Sir Nigel Knowles (pictured), joint chief executive of the firm, predicted many firms will flounder in the next 10 years after alternative business structures (ABSs) arrive in October.

‘They (ABSs) are going to kill off the commodity firms at the bottom of the food chain. I don’t think they have any inkling of what is going to happen to them – competition will intensify and it will have a knock-on effect,’ he declared.

Knowles, managing partner since 1996, said firms need to have spread themselves geographically and established a range of expertise if they want to survive.

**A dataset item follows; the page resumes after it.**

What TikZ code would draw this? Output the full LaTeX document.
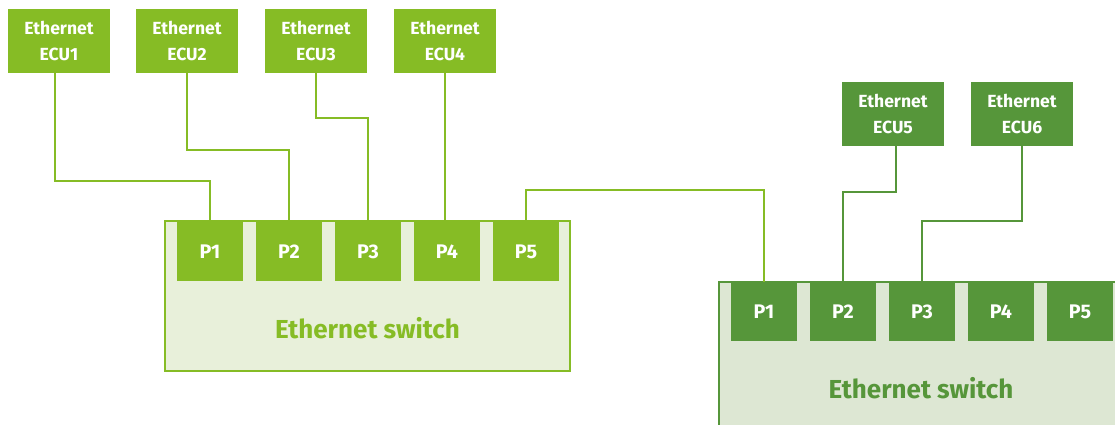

‘Firms that don’t have a plan are going to find life extraordinarily difficult as they have nothing to sell and no point of differentiation,’ he added.

‘That is where mass consolidation is going to take place in the next five to 10 years and some firms will drop so far down they will never recover, while some will merge – and it’s about time.’

The DLA chief ruled out the possibility that DLA Piper will be one of the firms to seek external capital or float on the stock market when the ABS reforms are implemented.

Knowles said: ‘Listing for us would be far too complicated and we would not be giving the partners of tomorrow the same future.

'We’d be accused of selling the family silver. Even though it would be good for one or two of us personally, it would be wrong for the business.’

Introducing the firm’s latest financial results, Knowles said DLA Piper’s intention is to move further into untapped global territories, in particular South Africa, South Korea, Canada and, eventually, India.

This follows a year in which new offices were established in Turkey, Brazil, Portugal and Venezuela.

He added: ‘Although it sounds corny, law firms have to follow the money and go to the markets clients are investing in. There is a trend, which is that growth is expanding south to South America and east to China.’